Take a quadrilateral $ABCD$ and consider a line parallel to each of its side such that: 1- the distance between the parallel line and the side is some fixed amount $x$ and 2- the parallel line are "outside" of the quadrilateral (this is a clumsy formulation when the quadrilateral is concave, but I think the idea is clear).

These lines define a new quadrilateral $A'B'C'D'$ where $A'$ is the intersection of the parallels to $AB$ and $AD$, and likewise for the others.

Question: Assume that for all $x$, $A'B'C'D'$ is similar $ABCD$. Is $ABCD$ a tangential quadrilateral?
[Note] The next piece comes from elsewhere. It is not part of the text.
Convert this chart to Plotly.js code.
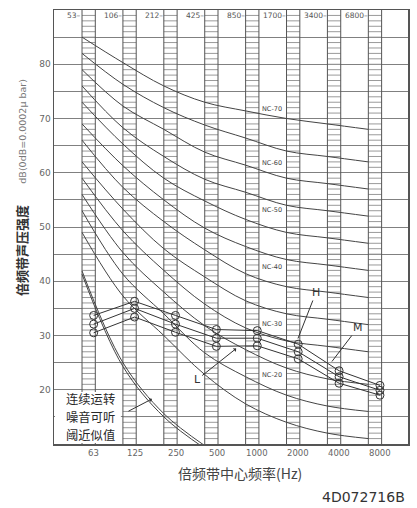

Note that if $ABCD$ is a tangential quadrilateral, then $A'B'C'D'$ is similar to $ABCD$ for all $x$. Indeed, up to similarity, one can always assume a tangential quadrilateral has an incircle of radius one, and this circle touches the quadrilateral at a point which is at 0°. So, up to similarity, what defines a tangential quadrilateral is the location (say in degrees) of the other 3 points on the circle where the tangents touch. Upon preforming the transformation, the point of contact remain at the same angles (on a larger circle).

My question asks for the converse of this observation.

A stronger result holds: if $A'B'C'D'$ is similar to $ABCD$ for some $x$, then $ABCD$ is a tangential quadrilateral.
Let's show first of all that lines $AA'$, $BB'$, $CC'$ and $DD'$ are concurrent. Let $O$ be the intersection point of lines $AA'$ and $BB'$: we have then $A'B'/AB=OB'/OB=1+BB'/OB$. Let $O'$ be the intersection point of lines $BB'$ and $CC'$: we have then $B'C'/BC=O'B'/O'B=1+BB'/O'B$. But by hypothesis $A'B'/AB=B'C'/BC$, hence $OB=O'B$ and $O=O'$. The same reasoning can be repeated for $CC'$ and $DD'$, hence all four lines concur at point $O$. If the perpendicular from $O$ to $AB$ intersects $AB$ at $H$ and $A'B'$ at $H'$ we also have $A'B'/AB=OH'/OH=1+HH'/OH$. And in the same way, if $OKK'$ is perpendicular to $BC$ we get $B'C'/BC=OK'/OK=1+KK'/OK$. But $A'B'/AB=B'C'/BC$ and $HH'=KK'=x$, thus $OH=OK$. The same reasoning can be repeated for sides $CD$ and $DA$: we then obtain that point $O$ has the same distance $r$ from the four sides of $ABCD$, that is the sides of $ABCD$ are tangent to the circle of center $O$ and radius $r$.